Il lavoro di squadra Gasperini dà indicazioni così come le dà Conte. Poi è chiaro che preso il dito, ben vengano mano, braccio e tutte le decisioni. Gli allenatori vorrebbero esattamente dei nomi e degli uomini ma i direttori sportivi sono lì perché sono capaci di capire le situazioni, di leggere il mercato, le opportunità, gli affari, o almeno così dovrebbe essere. La scelta di Andrea Pirlo per la Juventus è stata un salto nel vuoto per tutti e anche per Fabio Paratici e per la sua squadra. La sua filosofia era una tesi piena di frasi ma una pagina bianca ancora da scrivere sul campo. Ha sperimentato tanto, troppo, per trovare le giuste risposte. Gioca con due esterni che tali non sono a volte, McKennie e Ramsey, oppure con Danilo mediano. Kulusevski ala o seconda punta? Alex Sandro centrale? Quelli che paiono colpi di genio spesso lo sono ma posson essere anche esperimenti. E quando sei a marzo, quando non hai trovato la tua identità, i motivi sono molteplici. Non hai il materiale che vorresti, forse. Non hai i giocatori che rispecchiano la tua filosofia. Però ha ragione ancora una volta Allegri quando dice che "l'allenatore si deve mettere al servizio dei giocatori".

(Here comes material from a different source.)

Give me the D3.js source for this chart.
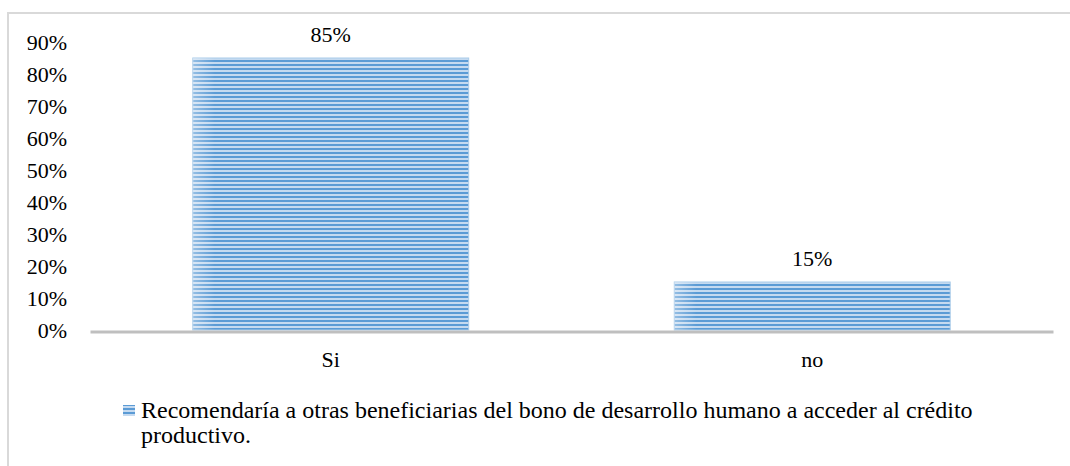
<!DOCTYPE html>
<html>
<head>
<meta charset="utf-8">
<script src="https://cdn.jsdelivr.net/npm/d3@7"></script>
<style>
  body { margin: 0; background: #fff; }
  svg text { font-family: "Liberation Serif", "Times New Roman", serif; fill: #000; }
</style>
</head>
<body>
<div class="chart-container"></div>
<script>
// Values
const categories = ["Si", "no"]
const values = [0.85, 0.15]
const valueLabels = ["85%", "15%"]
const yTicks = [0, 0.1, 0.2, 0.3, 0.4, 0.5, 0.6, 0.7, 0.8, 0.9]
const legendLines = [
  "Recomendaría a otras beneficiarias del bono de desarrollo humano a acceder al crédito",
  "productivo."
]

const width = 1070, height = 466
const margin = {top: 42, right: 17, bottom: 136, left: 90}

const svg = d3.select(".chart-container").append("svg")
  .attr("width", width)
  .attr("height", height)

// striped fill like the original
const defs = svg.append("defs")
const pat = defs.append("pattern")
  .attr("id", "stripes")
  .attr("patternUnits", "userSpaceOnUse")
  .attr("width", 8)
  .attr("height", 4)
pat.append("rect").attr("width", 8).attr("height", 4).attr("fill", "#c5daf0")
pat.append("rect").attr("width", 8).attr("height", 2).attr("fill", "#5b9bd5")

// soft light edge on the left of each bar
const grad = defs.append("linearGradient")
  .attr("id", "edge")
  .attr("x1", 0).attr("x2", 1).attr("y1", 0).attr("y2", 0)
grad.append("stop").attr("offset", 0).attr("stop-color", "#fff").attr("stop-opacity", 0.35)
grad.append("stop").attr("offset", 0.08).attr("stop-color", "#fff").attr("stop-opacity", 0)
grad.append("stop").attr("offset", 1).attr("stop-color", "#fff").attr("stop-opacity", 0)

//outer frame
svg.append("rect")
  .attr("x", 8)
  .attr("y", 13)
  .attr("width", width)
  .attr("height", height)
  .attr("fill", "none")
  .attr("stroke", "#d9d9d9")
  .attr("stroke-width", 2)

const x = d3.scaleBand()
  .domain(categories)
  .range([margin.left, width - margin.right])
  .paddingInner(0.427)
  .paddingOuter(0.2135)

const y = d3.scaleLinear()
  .domain([0, 0.9])
  .range([330, margin.top])

// y axis labels
const yAxis = g => g
  .attr("transform", `translate(${67},0)`)
  .call(d3.axisLeft(y).tickValues(yTicks).tickFormat(d3.format(".0%")).tickSize(0).tickPadding(0))
  .call(g => g.select(".domain").remove())
  .call(g => g.selectAll("text").attr("font-size", 22))

svg.append("g").call(yAxis)

// bars
const bars = svg.append("g")
bars.selectAll("rect.bar")
  .data(values)
  .join("rect")
  .attr("class", "bar")
  .attr("x", (d, i) => x(categories[i]))
  .attr("y", d => y(d))
  .attr("width", x.bandwidth())
  .attr("height", d => y(0) - y(d))
  .attr("fill", "url(#stripes)")
  .attr("stroke", "#a9cbe9")
  .attr("stroke-width", 1)
bars.selectAll("rect.edge")
  .data(values)
  .join("rect")
  .attr("class", "edge")
  .attr("x", (d, i) => x(categories[i]))
  .attr("y", d => y(d))
  .attr("width", x.bandwidth())
  .attr("height", d => y(0) - y(d))
  .attr("fill", "url(#edge)")

// value labels
svg.append("g").selectAll("text")
  .data(values)
  .join("text")
  .attr("x", (d, i) => x(categories[i]) + x.bandwidth() / 2)
  .attr("y", d => y(d) - 16)
  .attr("text-anchor", "middle")
  .attr("font-size", 22)
  .text((d, i) => valueLabels[i])

// x axis
const xAxis = g => g
  .attr("transform", `translate(0,${y(0) + 1.5})`)
  .call(d3.axisBottom(x).tickSize(0).tickPadding(20))
  .call(g => g.select(".domain").attr("stroke", "#bfbfbf").attr("stroke-width", 3))
  .call(g => g.selectAll("text").attr("font-size", 22))

svg.append("g").call(xAxis)

// legend
const legend = svg.append("g")
legend.append("rect")
  .attr("x", 123)
  .attr("y", 405)
  .attr("width", 12)
  .attr("height", 11)
  .attr("fill", "url(#stripes)")
legend.selectAll("text")
  .data(legendLines)
  .join("text")
  .attr("x", 141)
  .attr("y", (d, i) => 418 + i * 25)
  .attr("font-size", 24)
  .text(d => d)
</script>
</body>
</html>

Il manager all'inglese e il direttore sportivo Sembrano non collimare come posizioni ma il segreto è tutto lì. Riuscire a far sì che le personalità non si scontrino, che l'ego del tecnico sul mercato non si scontri con il seminato del direttore sportivo. A ciascuno il suo, è vero, ma quella della scelta del giocatore piuttosto che essere una mera medaglia, del l'ho scoperto io, può essere un percorso. Condiviso. Prendete il Barcellona di Pep Guardiola o il suo Manchester City. Perché funzionano, da sempre? Perché c'è unità d'intenti, di pensiero, di filosofia, con Txiki Begiristain e Ferran Soriano. Perché l'uno capisce le esigenze dell'altro e non c'è la voglia, o almeno non sempre, di superare l'altro nel merito. Insieme, è la strada giusta. Lo capiscano gli allenatori, lo chiariscano i direttori sportivi. Tornando alla Juventus: l'attenuante è aver costruito una squadra per un allenatore scelto al buio. Adesso tutto è sotto i riflettori. Sarà il mercato, se la Vecchia Signora avrà la forza di non mollare sul suo binario, della verità per commisurare anche la capacità di Pirlo, di Paratici e di tutti i loro staff, di lavorare insieme. Solo così potrà rialzarsi, solo così non fallirà.